• [Problem]: Give back the full listing, character for character, with no pictures.

• [Provided data]:
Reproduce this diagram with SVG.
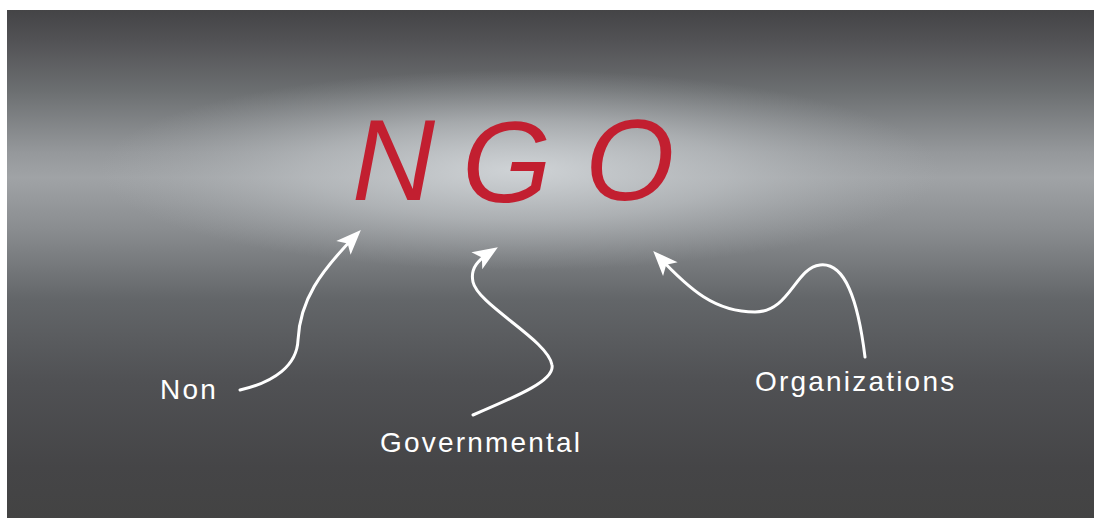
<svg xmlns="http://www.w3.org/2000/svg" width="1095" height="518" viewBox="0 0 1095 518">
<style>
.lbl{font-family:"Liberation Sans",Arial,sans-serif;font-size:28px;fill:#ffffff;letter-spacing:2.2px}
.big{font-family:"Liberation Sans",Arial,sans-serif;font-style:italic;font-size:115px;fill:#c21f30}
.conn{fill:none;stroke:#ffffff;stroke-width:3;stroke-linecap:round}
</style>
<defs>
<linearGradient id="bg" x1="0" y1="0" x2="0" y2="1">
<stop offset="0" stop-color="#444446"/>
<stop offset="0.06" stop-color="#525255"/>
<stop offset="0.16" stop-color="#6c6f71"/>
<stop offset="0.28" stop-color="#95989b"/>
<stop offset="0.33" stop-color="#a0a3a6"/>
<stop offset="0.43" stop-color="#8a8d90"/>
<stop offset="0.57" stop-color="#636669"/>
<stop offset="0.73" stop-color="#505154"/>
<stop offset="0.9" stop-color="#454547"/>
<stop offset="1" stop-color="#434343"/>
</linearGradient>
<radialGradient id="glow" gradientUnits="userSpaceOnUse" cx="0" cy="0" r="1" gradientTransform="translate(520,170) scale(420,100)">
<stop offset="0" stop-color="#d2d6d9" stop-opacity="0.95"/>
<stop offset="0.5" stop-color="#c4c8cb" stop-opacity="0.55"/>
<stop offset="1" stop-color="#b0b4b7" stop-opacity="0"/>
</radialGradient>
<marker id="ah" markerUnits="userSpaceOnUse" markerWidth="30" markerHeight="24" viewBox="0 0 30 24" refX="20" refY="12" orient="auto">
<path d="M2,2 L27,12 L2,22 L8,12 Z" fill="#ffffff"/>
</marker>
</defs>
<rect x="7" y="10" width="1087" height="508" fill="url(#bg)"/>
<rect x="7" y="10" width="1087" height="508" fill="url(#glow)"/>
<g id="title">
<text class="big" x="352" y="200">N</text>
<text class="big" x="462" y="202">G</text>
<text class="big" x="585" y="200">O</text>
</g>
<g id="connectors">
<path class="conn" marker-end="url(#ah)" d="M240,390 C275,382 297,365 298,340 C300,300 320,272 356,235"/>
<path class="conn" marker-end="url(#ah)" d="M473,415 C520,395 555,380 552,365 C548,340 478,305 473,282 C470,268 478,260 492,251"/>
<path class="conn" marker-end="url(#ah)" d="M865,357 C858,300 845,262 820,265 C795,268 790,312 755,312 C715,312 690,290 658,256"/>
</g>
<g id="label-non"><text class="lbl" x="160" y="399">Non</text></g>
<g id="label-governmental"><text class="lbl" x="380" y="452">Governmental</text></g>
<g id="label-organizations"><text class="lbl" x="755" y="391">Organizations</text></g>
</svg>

• [Output for this exercise]:
Reproduce this diagram with SVG.
<svg xmlns="http://www.w3.org/2000/svg" width="1095" height="518" viewBox="0 0 1095 518">
<style>
.lbl{font-family:"Liberation Sans",Arial,sans-serif;font-size:28px;fill:#ffffff;letter-spacing:2.2px}
.big{font-family:"Liberation Sans",Arial,sans-serif;font-style:italic;font-size:115px;fill:#c21f30}
.conn{fill:none;stroke:#ffffff;stroke-width:3;stroke-linecap:round}
</style>
<defs>
<linearGradient id="bg" x1="0" y1="0" x2="0" y2="1">
<stop offset="0" stop-color="#444446"/>
<stop offset="0.06" stop-color="#525255"/>
<stop offset="0.16" stop-color="#6c6f71"/>
<stop offset="0.28" stop-color="#95989b"/>
<stop offset="0.33" stop-color="#a0a3a6"/>
<stop offset="0.43" stop-color="#8a8d90"/>
<stop offset="0.57" stop-color="#636669"/>
<stop offset="0.73" stop-color="#505154"/>
<stop offset="0.9" stop-color="#454547"/>
<stop offset="1" stop-color="#434343"/>
</linearGradient>
<radialGradient id="glow" gradientUnits="userSpaceOnUse" cx="0" cy="0" r="1" gradientTransform="translate(520,170) scale(420,100)">
<stop offset="0" stop-color="#d2d6d9" stop-opacity="0.95"/>
<stop offset="0.5" stop-color="#c4c8cb" stop-opacity="0.55"/>
<stop offset="1" stop-color="#b0b4b7" stop-opacity="0"/>
</radialGradient>
<marker id="ah" markerUnits="userSpaceOnUse" markerWidth="30" markerHeight="24" viewBox="0 0 30 24" refX="20" refY="12" orient="auto">
<path d="M2,2 L27,12 L2,22 L8,12 Z" fill="#ffffff"/>
</marker>
</defs>
<rect x="7" y="10" width="1087" height="508" fill="url(#bg)"/>
<rect x="7" y="10" width="1087" height="508" fill="url(#glow)"/>
<g id="title">
<text class="big" x="352" y="200">N</text>
<text class="big" x="462" y="202">G</text>
<text class="big" x="585" y="200">O</text>
</g>
<g id="connectors">
<path class="conn" marker-end="url(#ah)" d="M240,390 C275,382 297,365 298,340 C300,300 320,272 356,235"/>
<path class="conn" marker-end="url(#ah)" d="M473,415 C520,395 555,380 552,365 C548,340 478,305 473,282 C470,268 478,260 492,251"/>
<path class="conn" marker-end="url(#ah)" d="M865,357 C858,300 845,262 820,265 C795,268 790,312 755,312 C715,312 690,290 658,256"/>
</g>
<g id="label-non"><text class="lbl" x="160" y="399">Non</text></g>
<g id="label-governmental"><text class="lbl" x="380" y="452">Governmental</text></g>
<g id="label-organizations"><text class="lbl" x="755" y="391">Organizations</text></g>
</svg>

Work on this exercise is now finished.